The one downside to this structure is that there is very little communication between the different divisions. If there is an urgent change that needs to be done, it is very likely that all the divisions would be able to react at the same time. A functional structure is best suited for a producer of standardized goods and services in large volumes at low costs. Every department knows what it needs to do and how to do it. Let the divisions work on their specific tasks is basically the motto of this structure. The next structure to discuss is the matrix structure. In a matrix structure, employees are grouped based on function and product.
The employees are selected based on strengths and weaknesses so that the entire group can cover for each other and form an effective team with all its bases covered. Individuals are chosen according to the needs to of the project and the project managers of each group are directly responsible for completing the project within the agreed upon deadline and budget. There are downsides however. Since every group has its own project manager, there can sometimes be a conflict between them over the allocation of resources. One group might need more money or time to finish their tasks, but that would leave the other groups with less to work with.
Also, the independence granted to each of the groups can make it difficult to monitor them all if the need arises. Lastly, costs can increase exponentially if each group has more and more managers and sub managers. The last structure is pure project which gives the project manager total control over the project they oversee. Simply put, a pure project organization might also be termed a task force. In the case of a pure project, the leader of this task force would have to be given total authority for a limited period to solve a particular problem.
The pure project structure offers powerful advantages of clear project authority, access to special expertise, project focus and priority. This also simplifies project communications since all messages and concerns are taken directly to the leader for them to look over and decide upon. The disadvantages, on the other hand, include a duplication of effort, intercompany rivalries, uncertain reintegration of resources and unclear motivations and loyalties. If a project has an all powerful leader, the project essentially becomes their project. It can potentially steer the project on a course that the rest of the staff does not agree with.

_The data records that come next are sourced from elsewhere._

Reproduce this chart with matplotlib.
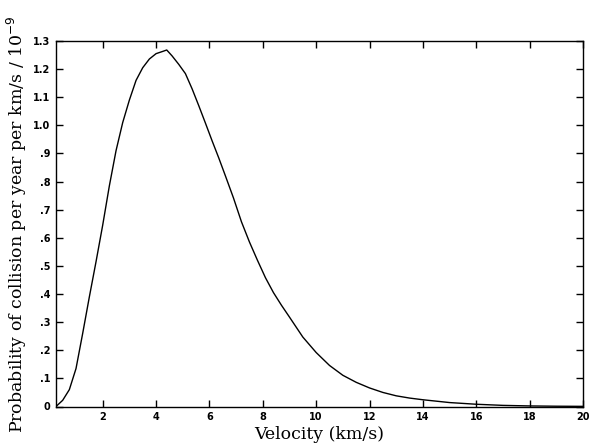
import matplotlib
matplotlib.use("Agg")
import matplotlib.pyplot as plt

# velocity (km/s) and collision probability (per year per km/s, units of 1e-9)
velocity = [0.25, 0.5, 0.75, 1.0, 1.25, 1.5, 1.75, 2.0, 2.25, 2.5, 2.75, 3.0,
            3.25, 3.5, 3.75, 4.0, 4.25, 4.4, 4.6, 4.85, 5.1, 5.35, 5.6, 5.85,
            6.1, 6.35, 6.6, 6.9, 7.2, 7.5, 7.8, 8.1, 8.4, 8.7, 9.0, 9.5, 10.0,
            10.5, 11.0, 11.5, 12.0, 12.5, 13.0, 13.5, 14.0, 15.0, 16.0, 17.0,
            18.0, 19.0, 20.0]
probability = [0.0, 0.022, 0.06, 0.135, 0.26, 0.39, 0.515, 0.645, 0.785, 0.91,
               1.01, 1.09, 1.16, 1.205, 1.236, 1.255, 1.263, 1.268, 1.247,
               1.217, 1.184, 1.13, 1.07, 1.008, 0.945, 0.884, 0.82, 0.742,
               0.657, 0.585, 0.52, 0.458, 0.405, 0.36, 0.318, 0.247, 0.192,
               0.146, 0.111, 0.086, 0.066, 0.05, 0.038, 0.03, 0.024, 0.014,
               0.008, 0.004, 0.002, 0.001, 0.0005]

x_ticks = [2, 4, 6, 8, 10, 12, 14, 16, 18, 20]
y_ticks = [0, 0.1, 0.2, 0.3, 0.4, 0.5, 0.6, 0.7, 0.8, 0.9, 1.0, 1.1, 1.2, 1.3]
y_tick_labels = ["0", ".1", ".2", ".3", ".4", ".5", ".6", ".7", ".8", ".9",
                 "1.0", "1.1", "1.2", "1.3"]

fig = plt.figure(figsize=(5.9, 4.46), dpi=100)
ax = fig.add_axes([56 / 590, 1 - 406.5 / 446, 527 / 590, 365.5 / 446])
ax.plot(velocity, probability, color="black", linewidth=1.0)

ax.set_xlim(0.25, 20)
ax.set_ylim(0, 1.3)
ax.set_xticks(x_ticks)
ax.set_xticklabels([str(t) for t in x_ticks])
ax.set_yticks(y_ticks)
ax.set_yticklabels(y_tick_labels)
ax.tick_params(direction="in", top=True, right=True, length=5, width=1,
               labelsize=7, pad=4)
for lab in ax.get_xticklabels() + ax.get_yticklabels():
    lab.set_fontweight("bold")
    lab.set_family("DejaVu Sans")
for s in ax.spines.values():
    s.set_linewidth(1.0)

ax.set_xlabel("Velocity (km/s)", family="DejaVu Serif", fontsize=12.5, labelpad=3)
ax.set_ylabel("Probability of collision per year per km/s / 10$^{-9}$",
              family="DejaVu Serif", fontsize=12.5, labelpad=3)

fig.savefig("out.png", dpi=100)
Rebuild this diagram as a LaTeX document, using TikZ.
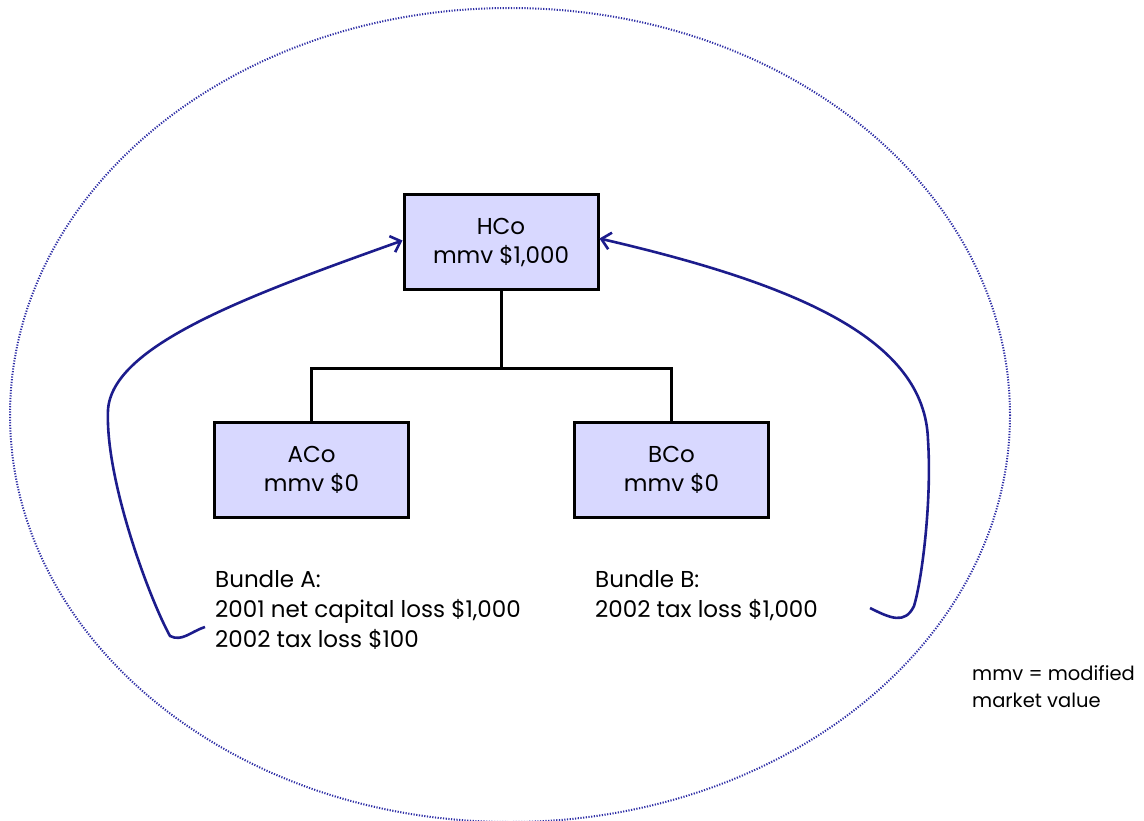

This is another source of significant delays and can change what the project is about and affect its chances of success. All of these structures have their own strengths and weaknesses, which have to be adapted to the projects they support. A simply error in selecting the wrong one can spell disaster for a project before it even has a chance to start. A manager should look at every aspect of a project, both in the current time and in the near future; to decide which structure will give it the best chance to accomplish its objectives. After all, the structure is made to help the project along, not drag it down.